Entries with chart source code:
┌──
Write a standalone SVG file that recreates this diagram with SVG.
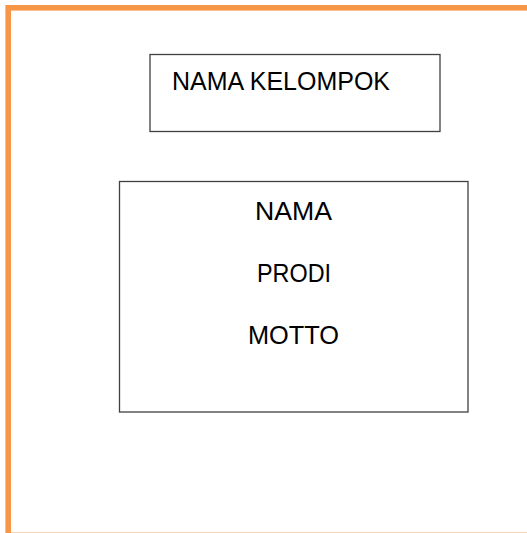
<svg xmlns="http://www.w3.org/2000/svg" width="527" height="533" viewBox="0 0 527 533">
<style>
.box{fill:#ffffff;stroke:#404040;stroke-width:1.3}
.t{font-family:"Liberation Sans",Arial,sans-serif;font-size:25px;fill:#000000}
.frame{fill:none;stroke:#F79646;stroke-width:5.6}
</style>
<rect x="0" y="0" width="527" height="533" fill="#ffffff"/>
<rect class="frame" x="8.2" y="7.8" width="530" height="527.6"/>
<g id="node-nama-kelompok">
<rect class="box" x="150" y="54.5" width="290" height="77"/>
<text class="t" x="172" y="90" textLength="218" lengthAdjust="spacingAndGlyphs">NAMA KELOMPOK</text>
</g>
<g id="node-info">
<rect class="box" x="119.5" y="181.5" width="348.5" height="230.5"/>
<text class="t" x="255" y="220" textLength="77" lengthAdjust="spacingAndGlyphs">NAMA</text>
<text class="t" x="257" y="282" textLength="74" lengthAdjust="spacingAndGlyphs">PRODI</text>
<text class="t" x="248" y="344" textLength="91" lengthAdjust="spacingAndGlyphs">MOTTO</text>
</g>
<g id="connectors"></g>
</svg>
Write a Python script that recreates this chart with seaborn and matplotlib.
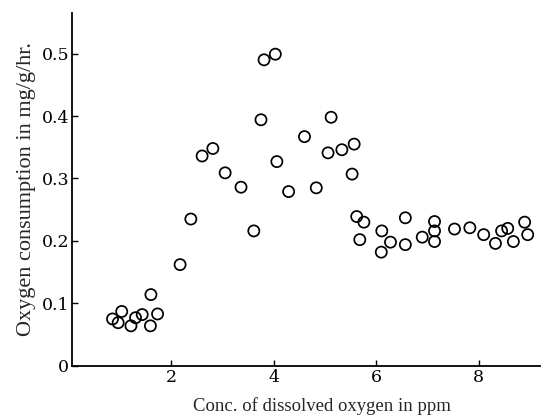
import pandas as pd
import seaborn as sns
import matplotlib.pyplot as plt

# dissolved oxygen (ppm) vs oxygen consumption (mg/g/hr)
conc = [0.85, 0.96, 1.03, 1.21, 1.30, 1.43, 1.59, 1.60, 1.73,
        2.17, 2.38, 2.60, 2.81, 3.05, 3.36, 3.61, 3.75, 3.81, 4.03,
        4.06, 4.29, 4.60, 4.83, 5.06, 5.12, 5.33, 5.53, 5.57, 5.62,
        5.68, 5.76, 6.10, 6.11, 6.28, 6.57, 6.57, 6.90, 7.14, 7.14,
        7.14, 7.53, 7.83, 8.10, 8.33, 8.45, 8.57, 8.68, 8.90, 8.96]
consumption = [0.075, 0.069, 0.087, 0.064, 0.077, 0.082, 0.064, 0.114, 0.083,
               0.162, 0.235, 0.336, 0.348, 0.309, 0.286, 0.216, 0.394, 0.490, 0.499,
               0.327, 0.279, 0.367, 0.285, 0.341, 0.398, 0.346, 0.307, 0.355, 0.239,
               0.202, 0.230, 0.182, 0.216, 0.198, 0.237, 0.194, 0.206, 0.231, 0.216,
               0.199, 0.219, 0.221, 0.210, 0.196, 0.216, 0.220, 0.199, 0.230, 0.210]
yticks = [0, 0.1, 0.2, 0.3, 0.4, 0.5]
ytick_labels = ['0', '0.1', '0.2', '0.3', '0.4', '0.5']

df = pd.DataFrame({'conc': conc, 'o2': consumption})

sns.set_style('ticks')
plt.rcParams['font.family'] = ['Liberation Serif', 'DejaVu Serif']

fig = plt.figure(figsize=(5.46, 4.19), dpi=100)
ax = fig.add_axes([0.132, 0.127, 0.857, 0.842])

sns.scatterplot(x='conc', y='o2', data=df, ax=ax, marker='o', s=64,
                facecolors='none', edgecolor='black', linewidth=1.25)

ax.set_xlim(0.06, 9.2)
ax.set_ylim(0, 0.565)
ax.set_xticks([2, 4, 6, 8])
ax.set_yticks(yticks)
ax.set_yticklabels(ytick_labels)
ax.tick_params(direction='in', length=4, width=1, pad=2, colors='black')
for lab in ax.get_xticklabels() + ax.get_yticklabels():
    lab.set_fontfamily('DejaVu Serif')
    lab.set_fontsize(12.5)
sns.despine(ax=ax)
for side in ['left', 'bottom']:
    ax.spines[side].set_linewidth(1.3)
    ax.spines[side].set_color('black')

ax.set_xlabel('Conc. of dissolved oxygen in ppm', fontsize=13.5)
ax.xaxis.set_label_coords(0.534, -0.088)
ax.set_ylabel('Oxygen consumption in mg/g/hr.', fontsize=16, labelpad=4)

fig.savefig('out.png', dpi=100)
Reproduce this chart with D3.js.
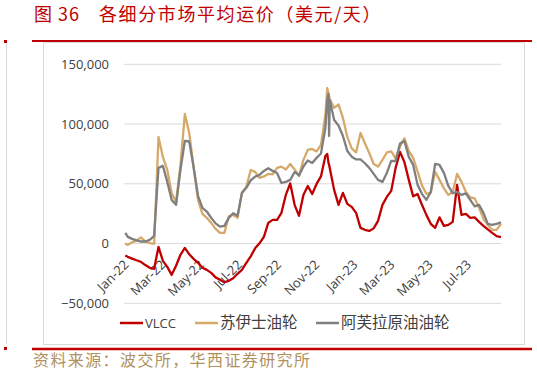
<!DOCTYPE html>
<html><head><meta charset="utf-8">
<script src="https://cdn.jsdelivr.net/npm/d3@7/dist/d3.min.js"></script>
<style>
html,body{margin:0;padding:0;background:#fff;}
svg{display:block;}
</style></head>
<body>
<svg id="chart" width="537" height="375"></svg>
<script>
const dates = ["2022-01-03","2022-01-07","2022-01-14","2022-01-21","2022-01-28","2022-02-04","2022-02-11","2022-02-18","2022-02-25",
"2022-03-04","2022-03-11","2022-03-18","2022-03-25","2022-04-01","2022-04-08","2022-04-15","2022-04-22","2022-04-29",
"2022-05-06","2022-05-13","2022-05-20","2022-05-27","2022-06-03","2022-06-10","2022-06-17","2022-06-24",
"2022-07-01","2022-07-08","2022-07-15","2022-07-22","2022-07-29","2022-08-05","2022-08-12","2022-08-19","2022-08-26",
"2022-09-02","2022-09-09","2022-09-16","2022-09-23","2022-09-30","2022-10-07","2022-10-14","2022-10-21","2022-10-28",
"2022-11-04","2022-11-11","2022-11-18","2022-11-21","2022-11-23","2022-11-24","2022-11-25",
"2022-12-02","2022-12-09","2022-12-16","2022-12-23","2022-12-30",
"2023-01-06","2023-01-13","2023-01-20","2023-01-27","2023-02-03","2023-02-10","2023-02-17","2023-02-24",
"2023-03-03","2023-03-10","2023-03-17","2023-03-24","2023-03-31","2023-04-07","2023-04-14","2023-04-21","2023-04-28",
"2023-05-05","2023-05-12","2023-05-19","2023-05-26","2023-06-02","2023-06-09","2023-06-16","2023-06-23","2023-06-30",
"2023-07-07","2023-07-14","2023-07-21","2023-07-28","2023-08-04","2023-08-11","2023-08-18","2023-08-25"];

const vlcc = [-10000,-11100,-12600,-14000,-15300,-18000,-20300,-21200,-2800,
-14500,-19500,-26200,-18600,-9400,-3600,-9000,-12800,-16100,
-20300,-22000,-24500,-28300,-30300,-32400,-31200,-29100,
-25300,-22000,-16100,-10700,-4000,200,5600,17300,19800,
19800,25700,40700,50300,32400,23200,40700,48200,41500,
49900,56200,73300,75000,67500,65800,63300,
44900,32400,42400,33200,30700,
25700,13100,11500,10600,12700,19000,32400,39000,
44100,63300,76700,68300,53300,39500,41500,32400,24000,
16500,13100,21900,14800,15600,18100,49100,24000,24800,
21500,21900,18100,14800,11900,8900,6200,5400];

const suez = [0,-1100,1000,2400,5200,1700,300,-300,89200,
72500,61600,42100,34900,65800,108400,92600,63300,36500,
24800,21500,17300,12300,8900,8900,22700,24000,
21500,42400,47400,61600,60000,54900,56200,58300,57900,
63300,64400,62000,66600,62000,56600,70000,78300,79200,
77100,82500,107600,130200,125600,123500,121000,
113500,116400,105100,89200,79600,
76200,92600,83900,75800,66600,64400,70000,76200,
77100,71200,81100,88000,77500,71700,60400,48700,41600,
42400,60000,53300,46200,40700,43200,58300,51600,43200,
38600,37800,29800,20700,15600,11500,11500,16500];

const aframax = [8900,5600,3900,2700,1700,1700,3100,6400,63300,
65000,51600,36500,32400,61600,85900,85400,64100,39900,
29800,26800,21500,16900,14200,14800,21500,25400,
23200,42400,46600,52800,56000,57400,60800,63000,60800,
59100,50700,51600,53300,59900,57000,64500,69600,67500,
71700,75400,96700,120100,125200,90000,120100,
103400,98800,90000,77500,72700,
70400,70400,67200,63300,58300,53300,51600,59100,
69100,69100,83800,85900,72500,65800,49100,41600,36500,
43200,66600,65800,59100,48200,42100,43200,40700,42000,
36500,31100,32400,25700,16500,15600,16500,17700];

const seriesNames = ["VLCC","苏伊士油轮","阿芙拉原油油轮"];
const yTicks = [-50000,0,50000,100000,150000];
const xTickDates = ["2022-01-01","2022-03-01","2022-05-01","2022-07-01","2022-09-01","2022-11-01","2023-01-01","2023-03-01","2023-05-01","2023-07-01"];
const xTickLabels = ["Jan-22","Mar-22","May-22","Jul-22","Sep-22","Nov-22","Jan-23","Mar-23","May-23","Jul-23"];
const xDomain = ["2022-01-01","2023-08-25"];
const titleNum = "图 36";
const titleText = "各细分市场平均运价（美元/天）";
const sourceText = "资料来源：波交所，华西证券研究所";

const colors = ["#c00000","#d6a96b","#7f7f7f"];
const parse = d3.utcParse("%Y-%m-%d");
const svg = d3.select("#chart");
const latin = "'Open Sans', 'Noto Sans CJK SC', sans-serif";
const cjk = "'Noto Sans CJK SC', 'Open Sans', sans-serif";

// page decorations
svg.append("rect").attr("x",4).attr("y",40).attr("width",3).attr("height",3).attr("fill","#c00000");
svg.append("rect").attr("x",4).attr("y",347).attr("width",3).attr("height",3).attr("fill","#c00000");
svg.append("line").attr("x1",6.5).attr("x2",6.5).attr("y1",44).attr("y2",344).attr("stroke","#d9d9d9");
svg.append("line").attr("x1",32).attr("x2",532).attr("y1",41).attr("y2",41).attr("stroke","#c00000").attr("stroke-width",2);
svg.append("line").attr("x1",32).attr("x2",532).attr("y1",349).attr("y2",349).attr("stroke","#c00000").attr("stroke-width",2.5);
svg.append("rect").attr("x",43.5).attr("y",42.5).attr("width",481).attr("height",302).attr("fill","none").attr("stroke","#d9d9d9");

// title
const t = svg.append("text").attr("y",21).attr("fill","#c00000").style("font-family",cjk).style("font-size","18px");
t.append("tspan").attr("x",34).style("letter-spacing","1px").text(titleNum);
t.append("tspan").attr("x",99).style("letter-spacing","1.6px").text(titleText);

// source
svg.append("text").attr("x",33).attr("y",366).attr("fill","#b0915e")
  .style("font-family",cjk).style("font-size","16px").style("letter-spacing","1.4px").text(sourceText);

// scales
const x = d3.scaleUtc().domain(xDomain.map(parse)).range([124,501]);
const y = d3.scaleLinear().domain([-50000,150000]).range([303.3,64.3]);

// grid
svg.append("g").selectAll("line").data(yTicks).join("line")
  .attr("x1",124).attr("x2",501).attr("y1",d=>y(d)).attr("y2",d=>y(d))
  .attr("stroke","#d9d9d9").attr("stroke-width",1);

// y labels
svg.append("g").selectAll("text").data(yTicks).join("text")
  .attr("x",109).attr("y",d=>y(d)).attr("dy","0.35em").attr("text-anchor","end")
  .attr("fill","#404040").style("font-family",latin).style("font-size","13px")
  .text(d=>d3.format(",")(d));

// x labels
svg.append("g").selectAll("text").data(xTickDates).join("text")
  .attr("transform",d=>`translate(${x(parse(d))+5.5},${y(0)+22}) rotate(-45)`)
  .attr("text-anchor","end").attr("fill","#404040")
  .style("font-family",latin).style("font-size","13px")
  .text((d,i)=>xTickLabels[i]);

// lines
const all = [vlcc,suez,aframax];
const line = d3.line().x((d,i)=>x(parse(dates[i]))).y(d=>y(d));
all.forEach((s,k)=>{
  svg.append("path").datum(s).attr("d",line).attr("fill","none")
    .attr("stroke",colors[k]).attr("stroke-width",2.3).attr("stroke-linejoin","round");
});

// legend
const legX = [120,195,316];
const legSize = ["13px","15.5px","15.5px"];
seriesNames.forEach((n,k)=>{
  svg.append("line").attr("x1",legX[k]).attr("x2",legX[k]+23).attr("y1",323).attr("y2",323)
    .attr("stroke",colors[k]).attr("stroke-width",2.5);
  svg.append("text").attr("x",legX[k]+25).attr("y",323).attr("dy","0.35em")
    .attr("fill","#404040").style("font-family",k===0?latin:cjk).style("font-size",legSize[k]).text(n);
});
</script>
</body></html>
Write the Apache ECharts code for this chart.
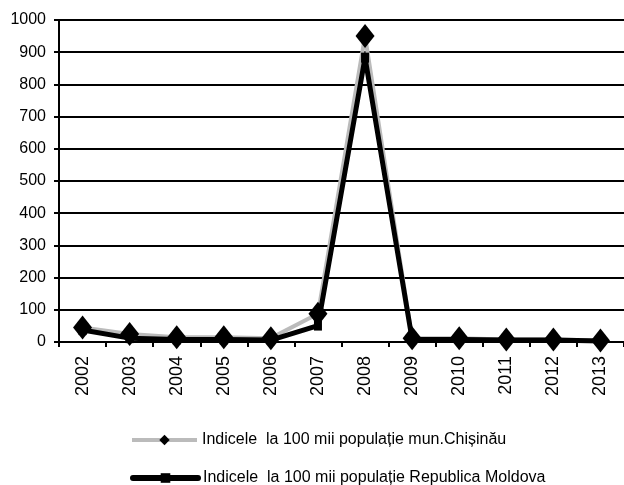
<!DOCTYPE html>
<html>
<head>
<meta charset="utf-8">
<script src="https://cdn.jsdelivr.net/npm/echarts@6/dist/echarts.min.js"></script>
<style>
html,body{margin:0;padding:0;background:#fff;overflow:hidden;}
#c{width:624px;height:485px;}
</style>
</head>
<body>
<div id="c"></div>
<script>
var years = ['2002','2003','2004','2005','2006','2007','2008','2009','2010','2011','2012','2013'];
var chisinau = [45, 25, 15, 15, 12, 88, 950, 12, 12, 8, 8, 5];
var moldova = [37, 12, 8, 8, 6, 51, 883, 8, 8, 6, 6, 3];
var yTicks = [0, 100, 200, 300, 400, 500, 600, 700, 800, 900, 1000];
var nameChis = 'Indicele  la 100 mii populație mun.Chișinău';
var nameMd = 'Indicele  la 100 mii populație Republica Moldova';

var font = "'Liberation Sans', Arial, sans-serif";

var chart = echarts.init(document.getElementById('c'), null, {renderer: 'canvas'});
chart.setOption({
  animation: false,
  backgroundColor: '#fff',
  grid: {left: 59, top: 20, width: 567, height: 322, containLabel: false},
  xAxis: {
    type: 'category',
    data: years,
    boundaryGap: true,
    axisLine: {lineStyle: {color: '#000', width: 2}},
    axisTick: {show: true, length: 5, alignWithLabel: false, lineStyle: {color: '#000', width: 2}},
    axisLabel: {rotate: 90, margin: 14, color: '#000', fontFamily: font, fontSize: 18, interval: 0},
    splitLine: {show: false}
  },
  yAxis: {
    type: 'value',
    min: yTicks[0],
    max: yTicks[yTicks.length - 1],
    interval: yTicks[1] - yTicks[0],
    axisLine: {show: true, lineStyle: {color: '#000', width: 2}},
    axisTick: {show: true, length: 5, lineStyle: {color: '#000', width: 2}},
    axisLabel: {margin: 13, color: '#000', fontFamily: font, fontSize: 16,
      formatter: function (v) { return String(v); }},
    splitLine: {show: true, lineStyle: {color: '#000', width: 2}}
  },
  legend: [
    {
      data: [nameChis], left: 125, top: 427, orient: 'vertical',
      itemWidth: 65, itemHeight: 13, itemGap: 0,
      lineStyle: {width: 4},
      textStyle: {color: '#000', fontFamily: font, fontSize: 16, padding: [0,0,0,0]},
      selectedMode: false
    },
    {
      data: [nameMd], left: 125, top: 465, orient: 'vertical',
      itemWidth: 65, itemHeight: 12, itemGap: 0,
      lineStyle: {width: 6, cap: 'round'},
      textStyle: {color: '#000', fontFamily: font, fontSize: 16, padding: [0,0,0,0]},
      selectedMode: false
    }
  ],
  series: [
    {
      name: nameChis,
      type: 'line',
      data: chisinau,
      symbol: 'diamond',
      symbolSize: [19, 24],
      showAllSymbol: true,
      itemStyle: {color: '#000'},
      lineStyle: {color: '#bbbbbb', width: 4, join: 'round'},
      z: 2
    },
    {
      name: nameMd,
      type: 'line',
      data: moldova,
      symbol: 'rect',
      symbolSize: [8, 10],
      showAllSymbol: true,
      itemStyle: {color: '#000'},
      lineStyle: {color: '#000', width: 5, join: 'round'},
      z: 3
    }
  ]
});
</script>
</body>
</html>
└──
INSTRUCTIONS TO FOLLOW:
Both the line with "Write a Python" and the line with "import matplotlib.pyplot as plt" belong in the copy, along with every line between them; set them down exactly and skip the pictures.

RESULT:
Write a Python script that recreates this chart with seaborn and matplotlib.
import pandas as pd
import seaborn as sns
import matplotlib.pyplot as plt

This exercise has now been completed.